The trio of middle school students from Columbus, Ohio, came up with the idea after one of the three made a trip to Central America the prior year. The student was surprised at the volume of Styrofoam trash that littered the beaches and wondered if there was something that could be done. Further research into the use of Styrofoam in the United States showed an estimated 25% of our landfill waste space is occupied by Styrofoam packing alone– close to 1.9 Billion pounds!
The Ohio eighth-graders (Ashton Cofer, Luke Cray, and Julia Bray) decided to put their heads together and enlist the help of scientists from Battelle Memorial Institute and the Ohio State University to determine if the Styrofoam could be easily converted from a waste product into a useable product. Since Styrofoam is mostly carbon, they asked, “What usable things can be made from carbon?”. The simple and easy answers are graphite, diamonds, and activated carbon. Activated carbon is a common raw material used in air and water filtration systems as it does a very good job of absorbing pollutants and contaminants. So why not start there?
Styrofoam is a type of expanded polystyrene, its polymer chains composed of over 92% carbon. The current process of recycling Styrofoam into new packing material typically results in carryover of impurities. These impurities often make the finished product more expensive and undesirable when compared to new Styrofoam. The trio of students, and their mentors, discussed the problem at length and came up with an experimental process to convert the waste Styrofoam into activated carbon.
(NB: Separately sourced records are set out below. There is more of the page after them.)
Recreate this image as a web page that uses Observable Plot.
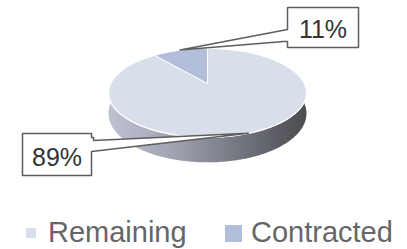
<!DOCTYPE html>
<html><head><meta charset="utf-8">
<script src="https://cdn.jsdelivr.net/npm/d3@7"></script>
<script src="https://cdn.jsdelivr.net/npm/@observablehq/plot@0.6"></script>
<style>
html,body{margin:0;padding:0;background:#fff;}
#chart{width:407px;height:210px;}
.legend{position:relative;width:407px;height:39px;font-family:"Liberation Sans",Arial,sans-serif;color:#666;}
.legend .t{position:absolute;font-size:29px;line-height:29px;white-space:nowrap;}
.legend .s{position:absolute;}
</style></head><body><div id="chart"></div><div class="legend" id="legend"></div>
<script>
// ---- data ----
const categories = ["Remaining", "Contracted"];
const shares = [89, 11];
const valueLabels = ["89%", "11%"];
const colors = ["#d9deeb", "#b3bedb"];

// ---- layout ----
const W = 407, H = 210;
const cx = 207, cy = 83, S = 96.8, sinPhi = 0.44, u = 0.2086, drop = 19.8;
function proj(theta, d = 0) {
  const den = 1 - u * Math.sin(theta);
  return {x: cx + S * Math.cos(theta) / den, y: cy + (S * sinPhi * Math.sin(theta) + d) / den};
}
const pie = d3.pie().sort(null).value(d => d)(shares);
const toTheta = a => a - Math.PI / 2;

// slices
const sliceRows = pie.map((p, i) => {
  const pts = [{x: cx, y: cy}];
  const a0 = toTheta(p.startAngle), a1 = toTheta(p.endAngle);
  const n = Math.max(2, Math.ceil((a1 - a0) / (Math.PI / 180)));
  for (let k = 0; k <= n; k++) pts.push(proj(a0 + (a1 - a0) * k / n));
  pts.push({x: cx, y: cy});
  return pts;
});

// side band (front)
const side = [];
for (let k = 0; k <= 200; k++) side.push(proj(-0.3 + (Math.PI + 0.6) * k / 200));
for (let k = 200; k >= 0; k--) side.push(proj(-0.3 + (Math.PI + 0.6) * k / 200, drop));
side.push(side[0]);

// rim
const rim = [];
for (let k = 0; k <= 360; k++) rim.push(proj(k * Math.PI / 180));

// callouts
const boxes = [
  {x0: 22, y0: 133, x1: 91, y1: 175, side: "right", a: 140, b: 151},
  {x0: 287, y0: 7, x1: 358, y1: 47, side: "left", a: 29, b: 41}
];
const callouts = pie.map((p, i) => {
  const tip = proj(toTheta((p.startAngle + p.endAngle) / 2));
  const b = boxes[i];
  let pts;
  if (b.side === "left") {
    pts = [[b.x0,b.y0],[b.x1,b.y0],[b.x1,b.y1],[b.x0,b.y1],[b.x0,b.b],[b.x0-4,b.b],[tip.x,tip.y],[b.x0,b.a],[b.x0,b.y0]];
  } else {
    pts = [[b.x0,b.y0],[b.x1,b.y0],[b.x1,b.a-3],[b.x1+2,b.a-3],[b.x1+2,b.a],[tip.x,tip.y],[b.x1,b.b],[b.x1,b.y1],[b.x0,b.y1],[b.x0,b.y0]];
  }
  return {pts: pts.map(([x, y]) => ({x, y})), label: valueLabels[i], tx: (b.x0 + b.x1) / 2, ty: b.y1 - 10};
});

const defsMark = () => {
  const defs = d3.create("svg:defs");
  const g = defs.append("linearGradient").attr("id", "sideGrad")
    .attr("x1", "0").attr("x2", "1").attr("y1", "0").attr("y2", "0");
  [["0", "#bfc2d0"], ["0.3", "#a3a6b4"], ["0.6", "#7c7e88"], ["0.85", "#5c5d64"], ["1", "#4c4d52"]]
    .forEach(([o, c]) => g.append("stop").attr("offset", o).attr("stop-color", c));
  return defs.node();
};

const chart = Plot.plot({
  width: W, height: H, margin: 0,
  x: {domain: [0, W], range: [0, W], axis: null},
  y: {domain: [0, H], range: [0, H], axis: null},
  style: {background: "white"},
  marks: [
    defsMark,
    Plot.line(side, {x: "x", y: "y", fill: "url(#sideGrad)", stroke: "none"}),
    ...sliceRows.map((pts, i) => Plot.line(pts, {x: "x", y: "y", fill: colors[i], stroke: "white", strokeWidth: 1})),
    Plot.line(rim, {x: "x", y: "y", stroke: "white", strokeWidth: 1.2}),
    ...callouts.map(c => Plot.line(c.pts, {x: "x", y: "y", fill: "white", stroke: "#5e5e5e", strokeWidth: 1.5})),
    Plot.text(callouts, {x: "tx", y: "ty", text: "label", textAnchor: "middle", lineAnchor: "bottom",
      fontSize: 25, fill: "#333", fontFamily: "Liberation Sans, Arial, sans-serif"})
  ]
});
document.getElementById("chart").appendChild(chart);

// legend
const legendLayout = [
  {sq: 10, sx: 26, sy: 18, tx: 48},
  {sq: 17, sx: 225, sy: 15, tx: 251}
];
const leg = document.getElementById("legend");
categories.forEach((c, i) => {
  const L = legendLayout[i];
  const s = document.createElement("div");
  s.className = "s";
  s.style.cssText = `left:${L.sx}px;top:${L.sy}px;width:${L.sq}px;height:${L.sq}px;background:${colors[i]};`;
  leg.appendChild(s);
  const t = document.createElement("span");
  t.className = "t";
  t.style.left = L.tx + "px";
  t.style.top = "7.5px";
  t.textContent = c;
  leg.appendChild(t);
});
</script></body></html>
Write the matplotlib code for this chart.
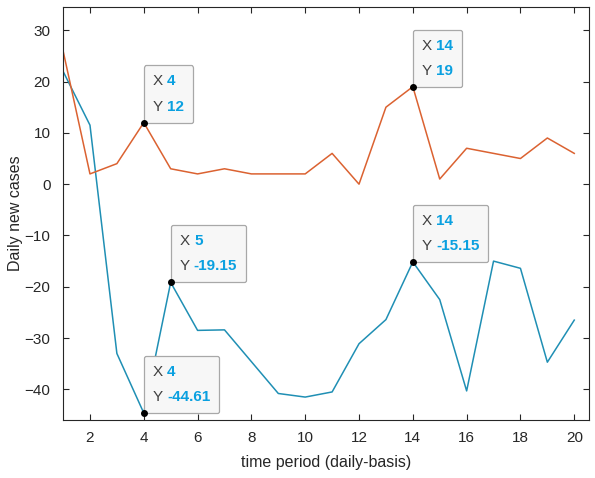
import matplotlib
matplotlib.use('Agg')
import matplotlib.pyplot as plt
from matplotlib.offsetbox import TextArea, HPacker, VPacker, AnnotationBbox

# time period (days)
days = list(range(1, 21))
# orange series
series_a = [26, 2, 4, 12, 3, 2, 3, 2, 2, 2, 6, 0, 15, 19, 1, 7, 6, 5, 9, 6]
# blue series
series_b = [22, 11.5, -33, -44.61, -19.15, -28.5, -28.4, -34.6, -40.8, -41.5,
            -40.5, -31.1, -26.4, -15.15, -22.5, -40.3, -15, -16.4, -34.7, -26.5]

# data tips (x, y)
tips = [(4, 12), (14, 19), (5, -19.15), (14, -15.15), (4, -44.61)]


def fmt(v):
    if float(v).is_integer():
        return "%d" % v
    return "%.2f" % v


def main():
    plt.rcParams['font.family'] = ['Liberation Sans', 'DejaVu Sans']
    fig = plt.figure(figsize=(5.95, 4.78), dpi=100)
    ax = fig.add_axes([0.106, 0.121, 0.884, 0.864])

    ax.plot(days, series_b, color='#1f8fb4', lw=1.1)
    ax.plot(days, series_a, color='#db6231', lw=1.1)

    ax.set_xlim(1, 20.55)
    ax.set_ylim(-46, 34.5)
    ax.set_xticks(range(2, 21, 2))
    ax.set_yticks(range(-40, 31, 10))
    ax.tick_params(direction='in', top=True, right=True, length=4,
                   labelsize=11, colors='#262626', width=0.8)
    ax.tick_params(axis='x', pad=8)
    ax.tick_params(axis='y', pad=9)
    for s in ax.spines.values():
        s.set_color('#262626')
        s.set_linewidth(0.8)
    ax.set_xlabel('time period (daily-basis)', fontsize=11.5, color='#262626',
                  labelpad=7)
    ax.set_ylabel('Daily new cases', fontsize=11.5, color='#262626', labelpad=1)

    pad = 0.65
    off = pad * 10  # pad * font size, in points
    for x, y in tips:
        ax.plot([x], [y], 'o', color='black', ms=4, zorder=6, clip_on=False)
        rows = []
        for name, val in (('X', x), ('Y', y)):
            t1 = TextArea(name + ' ', textprops=dict(color='#404040', fontsize=11))
            t2 = TextArea(fmt(val), textprops=dict(color='#0aa0e0', fontsize=11,
                                                   fontweight='bold'))
            rows.append(HPacker(children=[t1, t2], pad=0, sep=0))
        box = VPacker(children=rows, pad=0, sep=8, align='left')
        ab = AnnotationBbox(box, (x, y), xybox=(off, off), xycoords='data',
                            boxcoords='offset points', box_alignment=(0, 0),
                            frameon=True, pad=pad,
                            bboxprops=dict(facecolor='#f7f7f7', edgecolor='#a8a8a8',
                                           boxstyle='round,pad=%.2f,rounding_size=0.15' % pad,
                                           lw=0.9))
        ab.set_zorder(5)
        ax.add_artist(ab)

    fig.savefig('out.png', dpi=100)


if __name__ == '__main__':
    main()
They revised the conversion process several times to optimize the activated carbon format and then tested the activated carbon against common water pollutants such as iron, copper, and chlorine. All their hard work yield ultimately yielded positive results! Their newly made Styro-Filter material reduced iron by 98%, reduced copper by 90%, and chlorine by 20%. These results are comparable to conventional activated carbon already employed in water filtration. Good job kids!
Sterlitech congratulates Ashton, Luke, and Julia for their hard work and resourcefulness at tackling a significant waste problem and turning it into a useful technology. We’re looking forward to this year’s entrants in the 2017 competition!